## Goal
Go through the material and write it all out exactly, minus the pictures.

--- START Data ---

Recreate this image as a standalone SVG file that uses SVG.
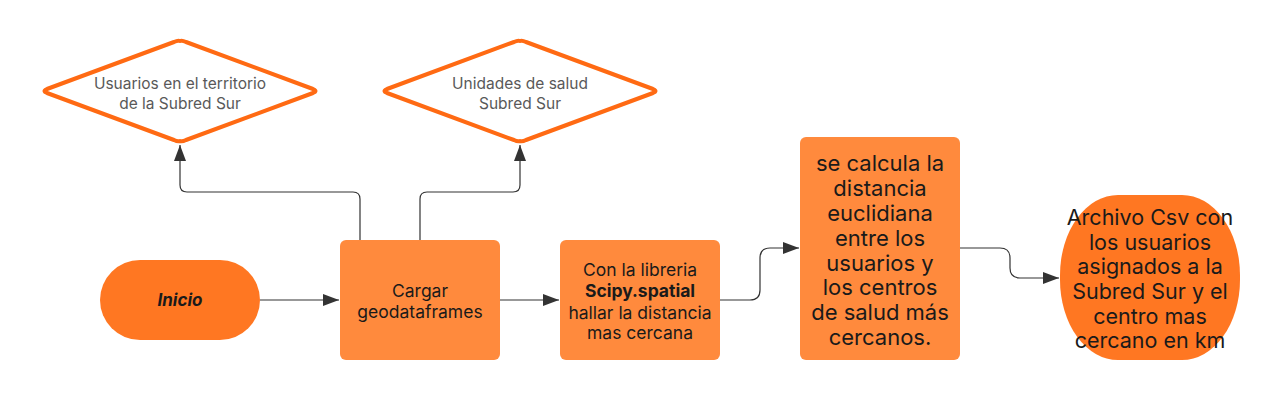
<svg xmlns="http://www.w3.org/2000/svg" width="1280" height="400" viewBox="0 0 1280 400">
<style>
.dia{fill:#fff;stroke:#FF6A13;stroke-width:4;stroke-linejoin:round}
.box{fill:#FF8A3D}
.term{fill:#FF7722}
.dt{font-family:Inter,"Liberation Sans",sans-serif;font-size:15.5px;fill:#595959;text-anchor:middle}
.t{font-family:Inter,"Liberation Sans",sans-serif;fill:#1a1a1a;text-anchor:middle}
.c{fill:none;stroke:#333;stroke-width:1.2}
</style>
<defs>
<marker id="ahb" viewBox="0 0 16 12" refX="16" refY="6" markerWidth="16" markerHeight="12" markerUnits="userSpaceOnUse" orient="auto">
<path d="M0,0 L16,6 L0,12 z" fill="#333"/>
</marker>
</defs>
<g id="connectors">
<path class="c" d="M260,300 L339,300" marker-end="url(#ahb)"/>
<path class="c" d="M360,240 L360,199 Q360,192 353,192 L187,192 Q180,192 180,185 L180,145" marker-end="url(#ahb)"/>
<path class="c" d="M420,240 L420,199 Q420,192 427,192 L513,192 Q520,192 520,185 L520,145" marker-end="url(#ahb)"/>
<path class="c" d="M500,300 L559,300" marker-end="url(#ahb)"/>
<path class="c" d="M720,300 L750,300 Q760,300 760,290 L760,258 Q760,248 770,248 L799,248" marker-end="url(#ahb)"/>
<path class="c" d="M960,248 L1000,248 Q1010,248 1010,258 L1010,268 Q1010,278 1020,278 L1059,278" marker-end="url(#ahb)"/>
</g>
<g id="n_usuarios">
<path class="dia" d="M180,41 Q182,40 186,42 L313,89 Q318,91 313,93 L186,140 Q182,142 180,141 Q178,142 174,140 L47,93 Q42,91 47,89 L174,42 Q178,40 180,41 Z"/>
<text class="dt" x="180" y="88.5">Usuarios en el territorio</text>
<text class="dt" x="180" y="108.5">de la Subred Sur</text>
</g>
<g id="n_unidades">
<path class="dia" d="M520,41 Q522,40 526,42 L653,89 Q658,91 653,93 L526,140 Q522,142 520,141 Q518,142 514,140 L387,93 Q382,91 387,89 L514,42 Q518,40 520,41 Z"/>
<text class="dt" x="520" y="88.5">Unidades de salud</text>
<text class="dt" x="520" y="108.5">Subred Sur</text>
</g>
<g id="n_inicio">
<rect class="term" x="100" y="260" width="160" height="80" rx="40"/>
<text class="t" x="180" y="306" font-size="17" font-weight="bold" font-style="italic">Inicio</text>
</g>
<g id="n_cargar">
<rect class="box" x="340" y="240" width="160" height="120" rx="6"/>
<text class="t" x="420" y="296.5" font-size="17.5">Cargar</text>
<text class="t" x="420" y="317.5" font-size="17.5">geodataframes</text>
</g>
<g id="n_scipy">
<rect class="box" x="560" y="240" width="160" height="120" rx="6"/>
<text class="t" x="640" y="275.5" font-size="17.5">Con la libreria</text>
<text class="t" x="640" y="297" font-size="17.5" font-weight="bold">Scipy.spatial</text>
<text class="t" x="640" y="318.5" font-size="17.5">hallar la distancia</text>
<text class="t" x="640" y="339" font-size="17.5">mas cercana</text>
</g>
<g id="n_calcula">
<rect class="box" x="800" y="137" width="160" height="223" rx="6"/>
<g class="t" font-size="22">
<text x="880" y="170.5">se calcula la</text>
<text x="880" y="195.5">distancia</text>
<text x="880" y="220.5">euclidiana</text>
<text x="880" y="245.5">entre los</text>
<text x="880" y="270.5">usuarios y</text>
<text x="880" y="295">los centros</text>
<text x="880" y="320">de salud más</text>
<text x="880" y="344.5">cercanos.</text>
</g>
</g>
<g id="n_archivo">
<rect class="term" x="1060" y="195" width="180" height="165" rx="58" ry="80"/>
<g class="t" font-size="21.5">
<text x="1150" y="224.5">Archivo Csv con</text>
<text x="1150" y="249.5">los usuarios</text>
<text x="1150" y="274">asignados a la</text>
<text x="1150" y="299">Subred Sur y el</text>
<text x="1150" y="324">centro mas</text>
<text x="1150" y="348">cercano en km</text>
</g>
</g>
</svg>
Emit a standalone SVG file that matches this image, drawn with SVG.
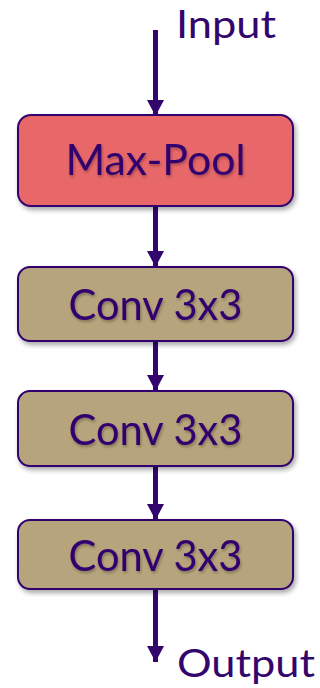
<svg xmlns="http://www.w3.org/2000/svg" width="320" height="688" viewBox="0 0 320 688">
  <defs>
    <filter id="shadow" x="-10%" y="-20%" width="125%" height="150%">
      <feGaussianBlur in="SourceAlpha" stdDeviation="2.5"/>
      <feOffset dx="2" dy="3" result="b"/>
      <feComponentTransfer><feFuncA type="linear" slope="0.35"/></feComponentTransfer>
      <feMerge><feMergeNode/><feMergeNode in="SourceGraphic"/></feMerge>
    </filter>
    <filter id="tshadow" x="-10%" y="-20%" width="125%" height="150%">
      <feGaussianBlur in="SourceAlpha" stdDeviation="1.5"/>
      <feOffset dx="1" dy="2" result="b"/>
      <feComponentTransfer><feFuncA type="linear" slope="0.3"/></feComponentTransfer>
      <feMerge><feMergeNode/><feMergeNode in="SourceGraphic"/></feMerge>
    </filter>
    <marker id="head" markerUnits="userSpaceOnUse" markerWidth="18" markerHeight="17" refX="16" refY="8.5" orient="auto">
      <path d="M0,0 L16,8.5 L0,17 Z" fill="#33066e"/>
    </marker>
  </defs>
  <style>
    .box { stroke: #33066e; stroke-width: 2; filter: url(#shadow); }
    .pool { fill: #e8686b; }
    .conv { fill: #b6a57c; }
    .lbl { font-family: Lato, "Open Sans", sans-serif; fill: #33066e; text-anchor: middle; filter: url(#tshadow); }
    .io { font-family: Lato, "Open Sans", sans-serif; fill: #33066e; }
    .edge { stroke: #33066e; stroke-width: 5; fill: none; marker-end: url(#head); }
  </style>

  <g id="connectors">
    <line class="edge" x1="155.5" y1="30" x2="155.5" y2="116"/>
    <line class="edge" x1="155.5" y1="206" x2="155.5" y2="267"/>
    <line class="edge" x1="155.5" y1="341" x2="155.5" y2="391"/>
    <line class="edge" x1="155.5" y1="466" x2="155.5" y2="520"/>
    <line class="edge" x1="155.5" y1="589" x2="155.5" y2="662"/>
  </g>

  <g id="input">
    <text class="io" x="176" y="38" font-size="38" textLength="100" lengthAdjust="spacingAndGlyphs">Input</text>
  </g>

  <g id="maxpool">
    <rect class="box pool" x="18" y="115" width="275" height="91" rx="13"/>
    <text class="lbl" x="155.5" y="175" font-size="43" textLength="180" lengthAdjust="spacingAndGlyphs">Max-Pool</text>
  </g>

  <g id="conv1">
    <rect class="box conv" x="18" y="267" width="275" height="74" rx="12"/>
    <text class="lbl" x="155.5" y="320" font-size="42" textLength="174" lengthAdjust="spacingAndGlyphs">Conv 3x3</text>
  </g>

  <g id="conv2">
    <rect class="box conv" x="18" y="391" width="275" height="75" rx="12"/>
    <text class="lbl" x="155.5" y="445" font-size="42" textLength="174" lengthAdjust="spacingAndGlyphs">Conv 3x3</text>
  </g>

  <g id="conv3">
    <rect class="box conv" x="18" y="520" width="275" height="69" rx="12"/>
    <text class="lbl" x="155.5" y="571" font-size="42" textLength="174" lengthAdjust="spacingAndGlyphs">Conv 3x3</text>
  </g>

  <g id="output">
    <text class="io" x="177" y="677" font-size="39" textLength="138" lengthAdjust="spacingAndGlyphs">Output</text>
  </g>
</svg>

--- END Data ---

## Response
Recreate this image as a standalone SVG file that uses SVG.
<svg xmlns="http://www.w3.org/2000/svg" width="1280" height="400" viewBox="0 0 1280 400">
<style>
.dia{fill:#fff;stroke:#FF6A13;stroke-width:4;stroke-linejoin:round}
.box{fill:#FF8A3D}
.term{fill:#FF7722}
.dt{font-family:Inter,"Liberation Sans",sans-serif;font-size:15.5px;fill:#595959;text-anchor:middle}
.t{font-family:Inter,"Liberation Sans",sans-serif;fill:#1a1a1a;text-anchor:middle}
.c{fill:none;stroke:#333;stroke-width:1.2}
</style>
<defs>
<marker id="ahb" viewBox="0 0 16 12" refX="16" refY="6" markerWidth="16" markerHeight="12" markerUnits="userSpaceOnUse" orient="auto">
<path d="M0,0 L16,6 L0,12 z" fill="#333"/>
</marker>
</defs>
<g id="connectors">
<path class="c" d="M260,300 L339,300" marker-end="url(#ahb)"/>
<path class="c" d="M360,240 L360,199 Q360,192 353,192 L187,192 Q180,192 180,185 L180,145" marker-end="url(#ahb)"/>
<path class="c" d="M420,240 L420,199 Q420,192 427,192 L513,192 Q520,192 520,185 L520,145" marker-end="url(#ahb)"/>
<path class="c" d="M500,300 L559,300" marker-end="url(#ahb)"/>
<path class="c" d="M720,300 L750,300 Q760,300 760,290 L760,258 Q760,248 770,248 L799,248" marker-end="url(#ahb)"/>
<path class="c" d="M960,248 L1000,248 Q1010,248 1010,258 L1010,268 Q1010,278 1020,278 L1059,278" marker-end="url(#ahb)"/>
</g>
<g id="n_usuarios">
<path class="dia" d="M180,41 Q182,40 186,42 L313,89 Q318,91 313,93 L186,140 Q182,142 180,141 Q178,142 174,140 L47,93 Q42,91 47,89 L174,42 Q178,40 180,41 Z"/>
<text class="dt" x="180" y="88.5">Usuarios en el territorio</text>
<text class="dt" x="180" y="108.5">de la Subred Sur</text>
</g>
<g id="n_unidades">
<path class="dia" d="M520,41 Q522,40 526,42 L653,89 Q658,91 653,93 L526,140 Q522,142 520,141 Q518,142 514,140 L387,93 Q382,91 387,89 L514,42 Q518,40 520,41 Z"/>
<text class="dt" x="520" y="88.5">Unidades de salud</text>
<text class="dt" x="520" y="108.5">Subred Sur</text>
</g>
<g id="n_inicio">
<rect class="term" x="100" y="260" width="160" height="80" rx="40"/>
<text class="t" x="180" y="306" font-size="17" font-weight="bold" font-style="italic">Inicio</text>
</g>
<g id="n_cargar">
<rect class="box" x="340" y="240" width="160" height="120" rx="6"/>
<text class="t" x="420" y="296.5" font-size="17.5">Cargar</text>
<text class="t" x="420" y="317.5" font-size="17.5">geodataframes</text>
</g>
<g id="n_scipy">
<rect class="box" x="560" y="240" width="160" height="120" rx="6"/>
<text class="t" x="640" y="275.5" font-size="17.5">Con la libreria</text>
<text class="t" x="640" y="297" font-size="17.5" font-weight="bold">Scipy.spatial</text>
<text class="t" x="640" y="318.5" font-size="17.5">hallar la distancia</text>
<text class="t" x="640" y="339" font-size="17.5">mas cercana</text>
</g>
<g id="n_calcula">
<rect class="box" x="800" y="137" width="160" height="223" rx="6"/>
<g class="t" font-size="22">
<text x="880" y="170.5">se calcula la</text>
<text x="880" y="195.5">distancia</text>
<text x="880" y="220.5">euclidiana</text>
<text x="880" y="245.5">entre los</text>
<text x="880" y="270.5">usuarios y</text>
<text x="880" y="295">los centros</text>
<text x="880" y="320">de salud más</text>
<text x="880" y="344.5">cercanos.</text>
</g>
</g>
<g id="n_archivo">
<rect class="term" x="1060" y="195" width="180" height="165" rx="58" ry="80"/>
<g class="t" font-size="21.5">
<text x="1150" y="224.5">Archivo Csv con</text>
<text x="1150" y="249.5">los usuarios</text>
<text x="1150" y="274">asignados a la</text>
<text x="1150" y="299">Subred Sur y el</text>
<text x="1150" y="324">centro mas</text>
<text x="1150" y="348">cercano en km</text>
</g>
</g>
</svg>
Emit a standalone SVG file that matches this image, drawn with SVG.
<svg xmlns="http://www.w3.org/2000/svg" width="320" height="688" viewBox="0 0 320 688">
  <defs>
    <filter id="shadow" x="-10%" y="-20%" width="125%" height="150%">
      <feGaussianBlur in="SourceAlpha" stdDeviation="2.5"/>
      <feOffset dx="2" dy="3" result="b"/>
      <feComponentTransfer><feFuncA type="linear" slope="0.35"/></feComponentTransfer>
      <feMerge><feMergeNode/><feMergeNode in="SourceGraphic"/></feMerge>
    </filter>
    <filter id="tshadow" x="-10%" y="-20%" width="125%" height="150%">
      <feGaussianBlur in="SourceAlpha" stdDeviation="1.5"/>
      <feOffset dx="1" dy="2" result="b"/>
      <feComponentTransfer><feFuncA type="linear" slope="0.3"/></feComponentTransfer>
      <feMerge><feMergeNode/><feMergeNode in="SourceGraphic"/></feMerge>
    </filter>
    <marker id="head" markerUnits="userSpaceOnUse" markerWidth="18" markerHeight="17" refX="16" refY="8.5" orient="auto">
      <path d="M0,0 L16,8.5 L0,17 Z" fill="#33066e"/>
    </marker>
  </defs>
  <style>
    .box { stroke: #33066e; stroke-width: 2; filter: url(#shadow); }
    .pool { fill: #e8686b; }
    .conv { fill: #b6a57c; }
    .lbl { font-family: Lato, "Open Sans", sans-serif; fill: #33066e; text-anchor: middle; filter: url(#tshadow); }
    .io { font-family: Lato, "Open Sans", sans-serif; fill: #33066e; }
    .edge { stroke: #33066e; stroke-width: 5; fill: none; marker-end: url(#head); }
  </style>

  <g id="connectors">
    <line class="edge" x1="155.5" y1="30" x2="155.5" y2="116"/>
    <line class="edge" x1="155.5" y1="206" x2="155.5" y2="267"/>
    <line class="edge" x1="155.5" y1="341" x2="155.5" y2="391"/>
    <line class="edge" x1="155.5" y1="466" x2="155.5" y2="520"/>
    <line class="edge" x1="155.5" y1="589" x2="155.5" y2="662"/>
  </g>

  <g id="input">
    <text class="io" x="176" y="38" font-size="38" textLength="100" lengthAdjust="spacingAndGlyphs">Input</text>
  </g>

  <g id="maxpool">
    <rect class="box pool" x="18" y="115" width="275" height="91" rx="13"/>
    <text class="lbl" x="155.5" y="175" font-size="43" textLength="180" lengthAdjust="spacingAndGlyphs">Max-Pool</text>
  </g>

  <g id="conv1">
    <rect class="box conv" x="18" y="267" width="275" height="74" rx="12"/>
    <text class="lbl" x="155.5" y="320" font-size="42" textLength="174" lengthAdjust="spacingAndGlyphs">Conv 3x3</text>
  </g>

  <g id="conv2">
    <rect class="box conv" x="18" y="391" width="275" height="75" rx="12"/>
    <text class="lbl" x="155.5" y="445" font-size="42" textLength="174" lengthAdjust="spacingAndGlyphs">Conv 3x3</text>
  </g>

  <g id="conv3">
    <rect class="box conv" x="18" y="520" width="275" height="69" rx="12"/>
    <text class="lbl" x="155.5" y="571" font-size="42" textLength="174" lengthAdjust="spacingAndGlyphs">Conv 3x3</text>
  </g>

  <g id="output">
    <text class="io" x="177" y="677" font-size="39" textLength="138" lengthAdjust="spacingAndGlyphs">Output</text>
  </g>
</svg>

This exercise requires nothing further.